Requirement
Reproduce exactly, with no pictures, each line from the opening of the material down through the line containing "minimum width=144pt, minimum".

Data section
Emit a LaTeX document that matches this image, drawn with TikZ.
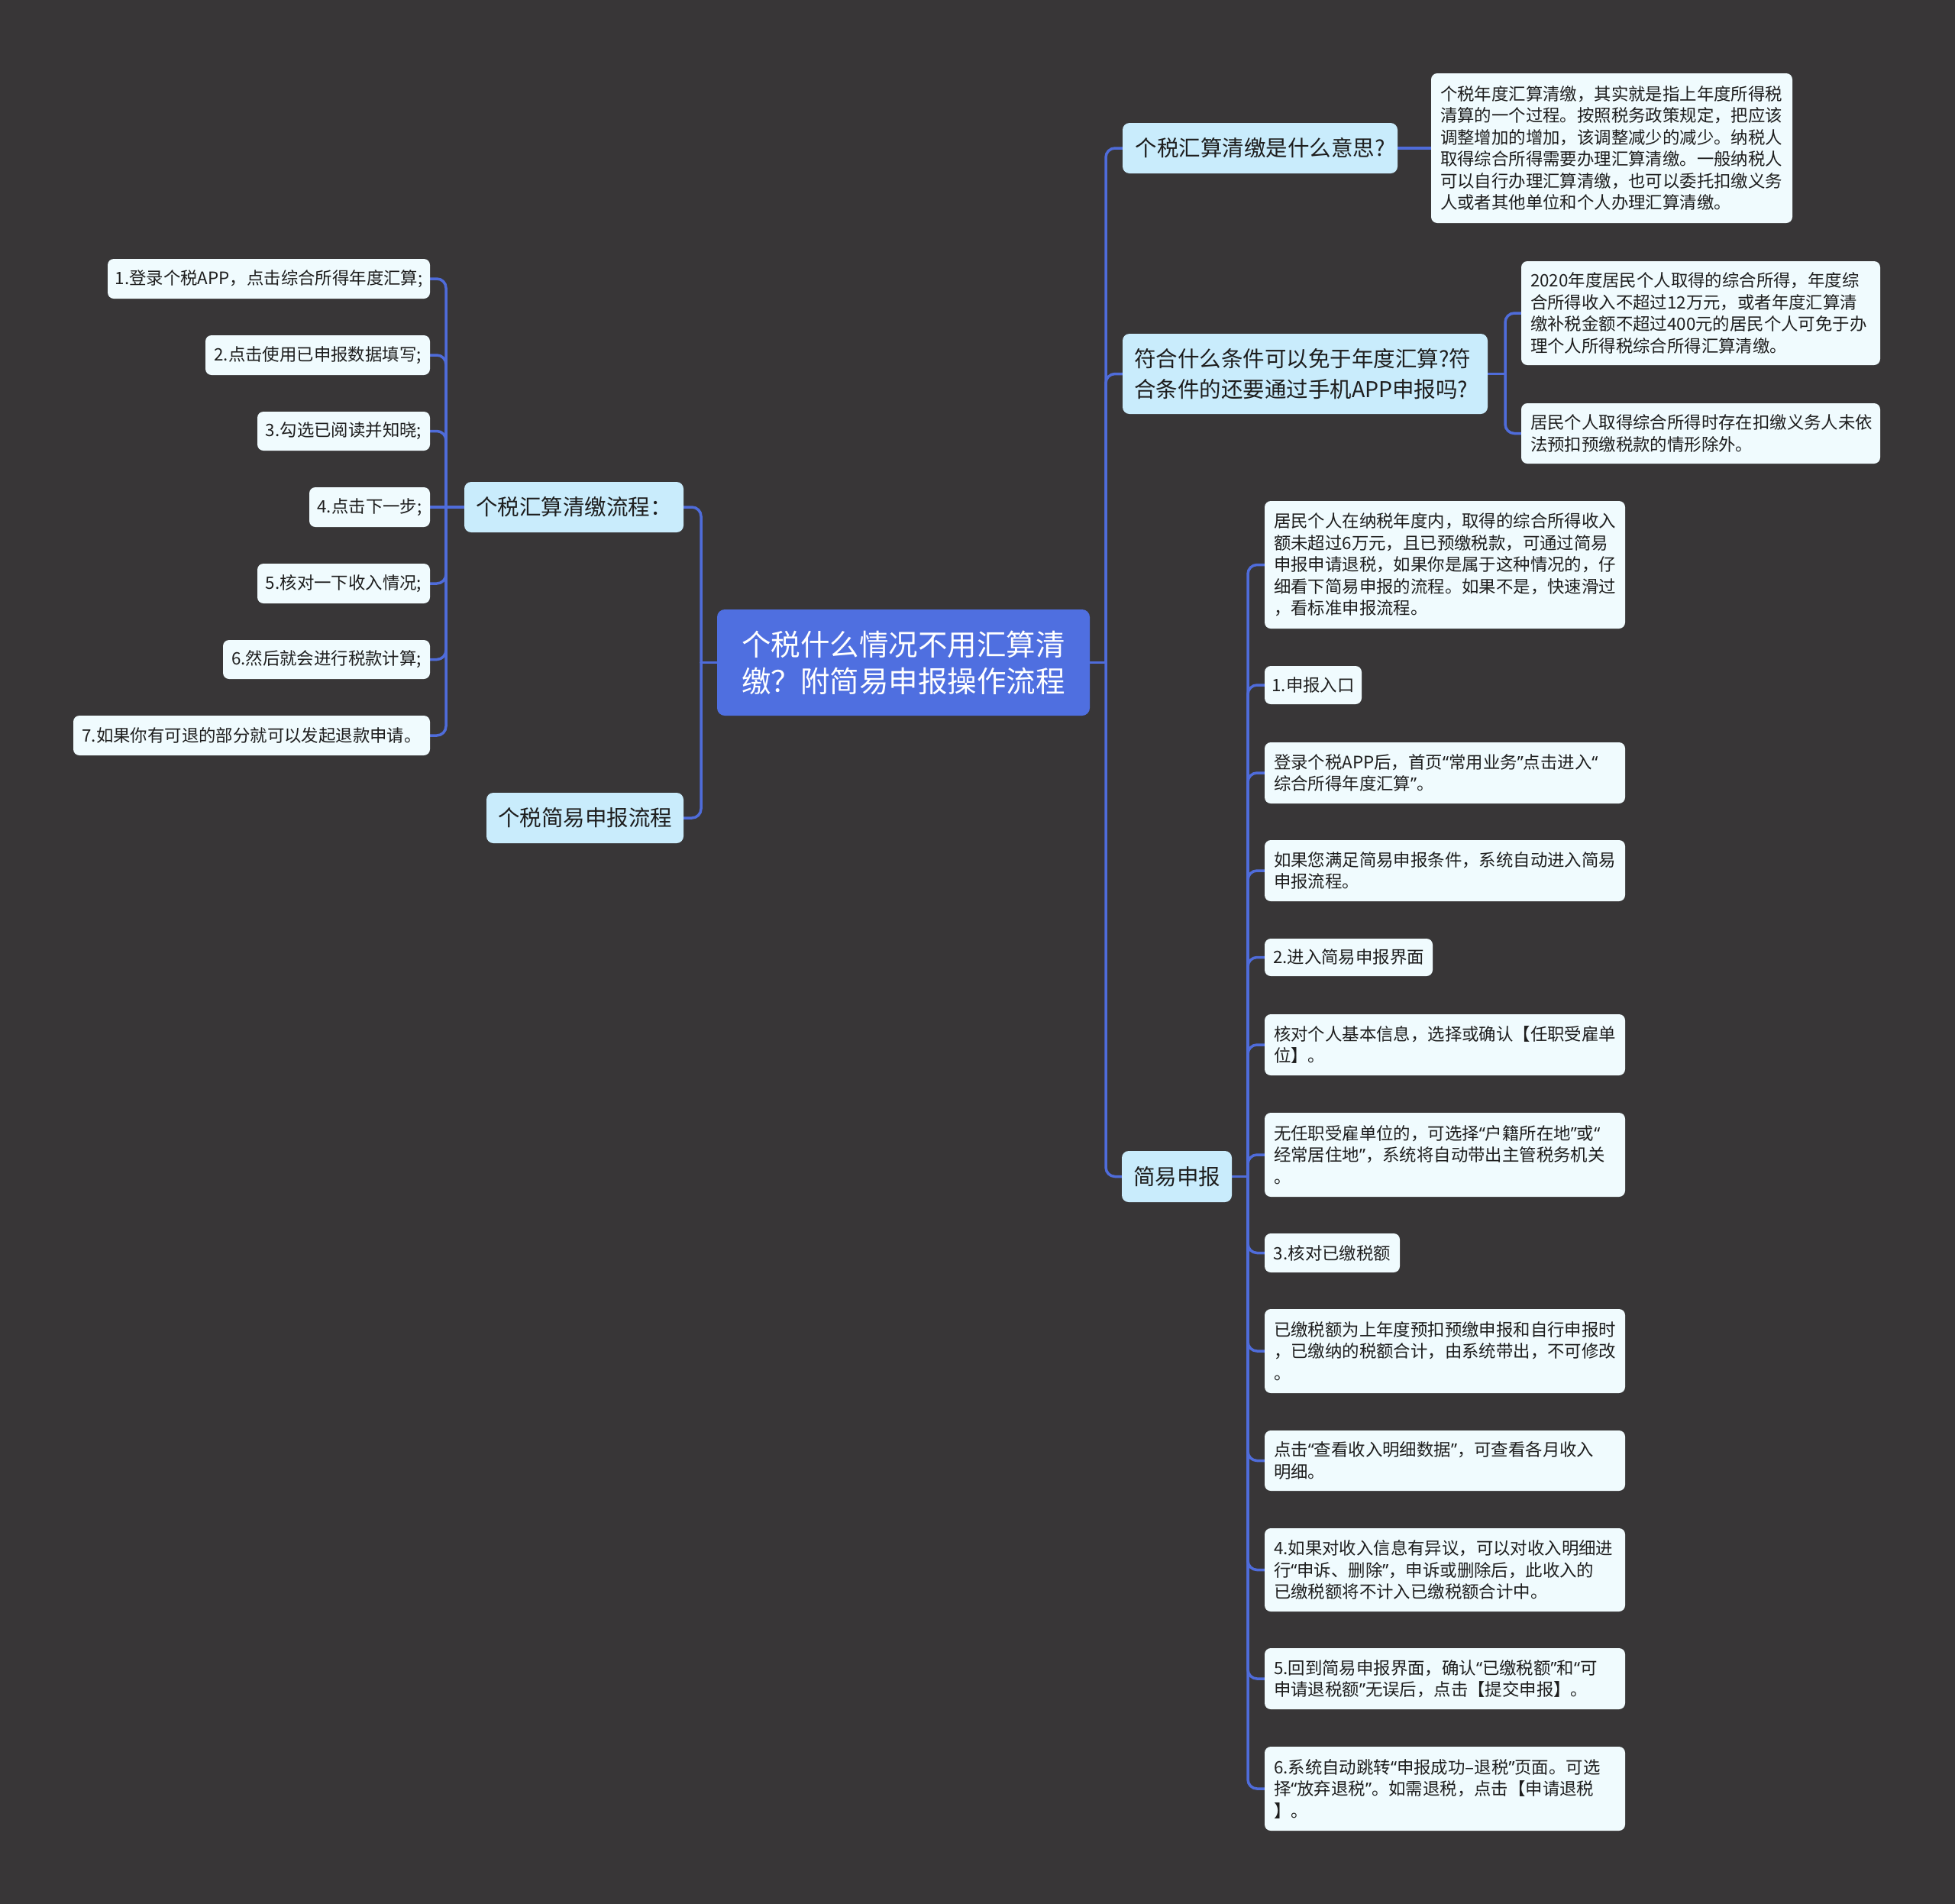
\documentclass[tikz,border=0pt]{standalone}
\usepackage{fontspec}
\setmainfont{Noto Sans CJK SC}
\newfontfamily\myqfont{Noto Sans}
\newcommand{\myql}{{\myqfont “}}
\newcommand{\myqr}{{\myqfont ”}}
\definecolor{bgc}{HTML}{383637}
\definecolor{linec}{HTML}{4F6CDA}
\definecolor{rootc}{HTML}{4F6FE0}
\definecolor{lvc}{HTML}{C9ECFC}
\definecolor{leafc}{HTML}{F0FBFE}
\definecolor{txtc}{HTML}{1E1E1E}
\pgfdeclarelayer{bottom}
\pgfdeclarelayer{background}
\pgfsetlayers{bottom,background,main}
\tikzset{
  conn/.style={draw=linec, line width=3.5pt, line cap=round, line join=round},
  rootbox/.style={fill=rootc, rounded corners=10pt, text=white, align=center,
    font=\fontsize{38.5pt}{48pt}\selectfont, inner xsep=22pt, inner ysep=0pt},
  lvbox/.style={fill=lvc, rounded corners=9pt, text=txtc, align=center,
    font=\fontsize{28.5pt}{40pt}\selectfont, inner xsep=4pt, inner ysep=0pt},
  lvmulti/.style={fill=lvc, rounded corners=9pt, text=txtc, align=left,
    font=\fontsize{28.5pt}{40pt}\selectfont, inner xsep=15pt, inner ysep=0pt},
  leafbox/.style={fill=leafc, rounded corners=8pt, text=txtc, align=left,
    font=\fontsize{22.4pt}{28.5pt}\selectfont, inner xsep=12pt, inner ysep=0pt},
  leafone/.style={fill=leafc, rounded corners=8pt, text=txtc, align=center,
    font=\fontsize{22.4pt}{28.5pt}\selectfont, inner xsep=4pt, inner ysep=0pt},
  rc/.style={rounded corners=12pt}
}
\begin{document}
\begin{tikzpicture}[x=1pt,y=-1pt]
\begin{pgfonlayer}{bottom}
\fill[bgc] (0,0) rectangle (2560,2493);
\end{pgfonlayer}
\useasboundingbox (0,0) rectangle (2560,2493);

% spine coordinates
\coordinate (spR) at (1448,0);
\coordinate (spJ) at (1634,0);
\coordinate (spQ) at (1971,0);
\coordinate (spL) at (918,0);
\coordinate (spA) at (584,0);

% root
\node[rootbox, minimum width=488pt, minimum height=139pt, text width=444pt] (C) at (1183,867.5)
  {个税什么情况不用汇算清\\缴？附简易申报操作流程};

% level 1 right
\node[lvbox, minimum width=360pt, minimum height=66pt] (N1) at (1650,194) {个税汇算清缴是什么意思?};
\node[lvmulti, minimum width=478pt, minimum height=105pt, text width=448pt] (N2) at (1709,489.5)
  {符合什么条件可以免于年度汇算?符\\合条件的还要通过手机APP申报吗?};
\node[lvbox, minimum width=144pt, minimum height=67pt] (N3) at (1541,1540.5) {简易申报};

% level 1 left
\node[lvbox, minimum width=287pt, minimum height=66pt] (A) at (751.5,664) {个税汇算清缴流程：};
\node[lvbox, minimum width=258pt, minimum height=66pt] (B) at (766,1071) {个税简易申报流程};

% leaves of N1, N2
\node[leafbox, minimum width=473pt, minimum height=196pt, text width=449pt] (R1) at (2110.5,194)
  {个税年度汇算清缴，其实就是指上年度所得税\\清算的一个过程。按照税务政策规定，把应该\\调整增加的增加，该调整减少的减少。纳税人\\取得综合所得需要办理汇算清缴。一般纳税人\\可以自行办理汇算清缴，也可以委托扣缴义务\\人或者其他单位和个人办理汇算清缴。};
\node[leafbox, minimum width=470pt, minimum height=136pt, text width=446pt] (R2a) at (2227,410)
  {2020年度居民个人取得的综合所得，年度综\\合所得收入不超过12万元，或者年度汇算清\\缴补税金额不超过400元的居民个人可免于办\\理个人所得税综合所得汇算清缴。};
\node[leafbox, minimum width=470pt, minimum height=79pt, text width=446pt] (R2b) at (2227,567.5)
  {居民个人取得综合所得时存在扣缴义务人未依\\法预扣预缴税款的情形除外。};

% leaves of N3
\node[leafbox, minimum width=472pt, minimum height=167pt, text width=448pt] (c1) at (1892,739.5)
  {居民个人在纳税年度内，取得的综合所得收入\\额未超过6万元，且已预缴税款，可通过简易\\申报申请退税，如果你是属于这种情况的，仔\\细看下简易申报的流程。如果不是，快速滑过\\，看标准申报流程。};
\node[leafone, minimum width=127pt, minimum height=50pt] (c2) at (1719.5,897) {1.申报入口};
\node[leafbox, minimum width=472pt, minimum height=80pt, text width=448pt] (c3) at (1892,1012)
  {登录个税APP后，首页\myql 常用业务\myqr 点击进入\myql\\综合所得年度汇算\myqr 。};
\node[leafbox, minimum width=472pt, minimum height=80pt, text width=448pt] (c4) at (1892,1140)
  {如果您满足简易申报条件，系统自动进入简易\\申报流程。};
\node[leafone, minimum width=220pt, minimum height=49pt] (c5) at (1766,1253.5) {2.进入简易申报界面};
\node[leafbox, minimum width=472pt, minimum height=80pt, text width=448pt] (c6) at (1892,1368)
  {核对个人基本信息，选择或确认【任职受雇单\\位】。};
\node[leafbox, minimum width=472pt, minimum height=110pt, text width=448pt] (c7) at (1892,1512)
  {无任职受雇单位的，可选择\myql 户籍所在地\myqr 或\myql\\经常居住地\myqr ，系统将自动带出主管税务机关\\。};
\node[leafone, minimum width=177pt, minimum height=51pt] (c8) at (1744.5,1640.5) {3.核对已缴税额};
\node[leafbox, minimum width=472pt, minimum height=110pt, text width=448pt] (c9) at (1892,1769)
  {已缴税额为上年度预扣预缴申报和自行申报时\\，已缴纳的税额合计，由系统带出，不可修改\\。};
\node[leafbox, minimum width=472pt, minimum height=79pt, text width=448pt] (c10) at (1892,1912.5)
  {点击\myql 查看收入明细数据\myqr ，可查看各月收入\\明细。};
\node[leafbox, minimum width=472pt, minimum height=109pt, text width=448pt] (c11) at (1892,2055.5)
  {4.如果对收入信息有异议，可以对收入明细进\\行\myql 申诉、删除\myqr ，申诉或删除后，此收入的\\已缴税额将不计入已缴税额合计中。};
\node[leafbox, minimum width=472pt, minimum height=80pt, text width=448pt] (c12) at (1892,2198)
  {5.回到简易申报界面，确认\myql 已缴税额\myqr 和\myql 可\\申请退税额\myqr 无误后，点击【提交申报】。};
\node[leafbox, minimum width=472pt, minimum height=110pt, text width=448pt] (c13) at (1892,2342)
  {6.系统自动跳转\myql 申报成功–退税\myqr 页面。可选\\择\myql 放弃退税\myqr 。如需退税，点击【申请退税\\】。};

% leaves of A
\node[leafone, minimum width=422pt, minimum height=52pt] (L1) at (352,365) {1.登录个税APP，点击综合所得年度汇算;};
\node[leafone, minimum width=294pt, minimum height=52pt] (L2) at (416,465) {2.点击使用已申报数据填写;};
\node[leafone, minimum width=226pt, minimum height=51pt] (L3) at (450,564.5) {3.勾选已阅读并知晓;};
\node[leafone, minimum width=158pt, minimum height=52pt] (L4) at (484,664) {4.点击下一步;};
\node[leafone, minimum width=226pt, minimum height=52pt] (L5) at (450,764) {5.核对一下收入情况;};
\node[leafone, minimum width=271pt, minimum height=51pt] (L6) at (427.5,863.5) {6.然后就会进行税款计算;};
\node[leafone, minimum width=467pt, minimum height=52pt] (L7) at (329.5,963) {7.如果你有可退的部分就可以发起退款申请。};

\begin{pgfonlayer}{background}
% connectors: root -> right
\draw[conn] (C.east) -- (C.east -| spR);
\foreach \n in {N1,N2,N3} \draw[conn,rc] (C.east -| spR) |- (\n.west);
% N1 -> R1
\draw[conn] (N1.east) -- (R1.west);
% N2 -> R2a, R2b
\draw[conn] (N2.east) -- (N2.east -| spQ);
\foreach \n in {R2a,R2b} \draw[conn,rc] (N2.east -| spQ) |- (\n.west);
% N3 -> c1..c13
\draw[conn] (N3.east) -- (N3.east -| spJ);
\foreach \n in {c1,c2,c3,c4,c5,c6,c7,c8,c9,c10,c11,c12,c13} \draw[conn,rc] (N3.east -| spJ) |- (\n.west);
% root -> left
\draw[conn] (C.west) -- (C.west -| spL);
\foreach \n in {A,B} \draw[conn,rc] (C.west -| spL) |- (\n.east);
% A -> L1..L7
\draw[conn] (A.west) -- (L4.east);
\foreach \n in {L1,L2,L3,L5,L6,L7} \draw[conn,rc] (A.west -| spA) |- (\n.east);
\end{pgfonlayer}
\end{tikzpicture}
\end{document}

The completed task
Emit a LaTeX document that matches this image, drawn with TikZ.
\documentclass[tikz,border=0pt]{standalone}
\usepackage{fontspec}
\setmainfont{Noto Sans CJK SC}
\newfontfamily\myqfont{Noto Sans}
\newcommand{\myql}{{\myqfont “}}
\newcommand{\myqr}{{\myqfont ”}}
\definecolor{bgc}{HTML}{383637}
\definecolor{linec}{HTML}{4F6CDA}
\definecolor{rootc}{HTML}{4F6FE0}
\definecolor{lvc}{HTML}{C9ECFC}
\definecolor{leafc}{HTML}{F0FBFE}
\definecolor{txtc}{HTML}{1E1E1E}
\pgfdeclarelayer{bottom}
\pgfdeclarelayer{background}
\pgfsetlayers{bottom,background,main}
\tikzset{
  conn/.style={draw=linec, line width=3.5pt, line cap=round, line join=round},
  rootbox/.style={fill=rootc, rounded corners=10pt, text=white, align=center,
    font=\fontsize{38.5pt}{48pt}\selectfont, inner xsep=22pt, inner ysep=0pt},
  lvbox/.style={fill=lvc, rounded corners=9pt, text=txtc, align=center,
    font=\fontsize{28.5pt}{40pt}\selectfont, inner xsep=4pt, inner ysep=0pt},
  lvmulti/.style={fill=lvc, rounded corners=9pt, text=txtc, align=left,
    font=\fontsize{28.5pt}{40pt}\selectfont, inner xsep=15pt, inner ysep=0pt},
  leafbox/.style={fill=leafc, rounded corners=8pt, text=txtc, align=left,
    font=\fontsize{22.4pt}{28.5pt}\selectfont, inner xsep=12pt, inner ysep=0pt},
  leafone/.style={fill=leafc, rounded corners=8pt, text=txtc, align=center,
    font=\fontsize{22.4pt}{28.5pt}\selectfont, inner xsep=4pt, inner ysep=0pt},
  rc/.style={rounded corners=12pt}
}
\begin{document}
\begin{tikzpicture}[x=1pt,y=-1pt]
\begin{pgfonlayer}{bottom}
\fill[bgc] (0,0) rectangle (2560,2493);
\end{pgfonlayer}
\useasboundingbox (0,0) rectangle (2560,2493);

% spine coordinates
\coordinate (spR) at (1448,0);
\coordinate (spJ) at (1634,0);
\coordinate (spQ) at (1971,0);
\coordinate (spL) at (918,0);
\coordinate (spA) at (584,0);

% root
\node[rootbox, minimum width=488pt, minimum height=139pt, text width=444pt] (C) at (1183,867.5)
  {个税什么情况不用汇算清\\缴？附简易申报操作流程};

% level 1 right
\node[lvbox, minimum width=360pt, minimum height=66pt] (N1) at (1650,194) {个税汇算清缴是什么意思?};
\node[lvmulti, minimum width=478pt, minimum height=105pt, text width=448pt] (N2) at (1709,489.5)
  {符合什么条件可以免于年度汇算?符\\合条件的还要通过手机APP申报吗?};
\node[lvbox, minimum width=144pt, minimum height=67pt] (N3) at (1541,1540.5) {简易申报};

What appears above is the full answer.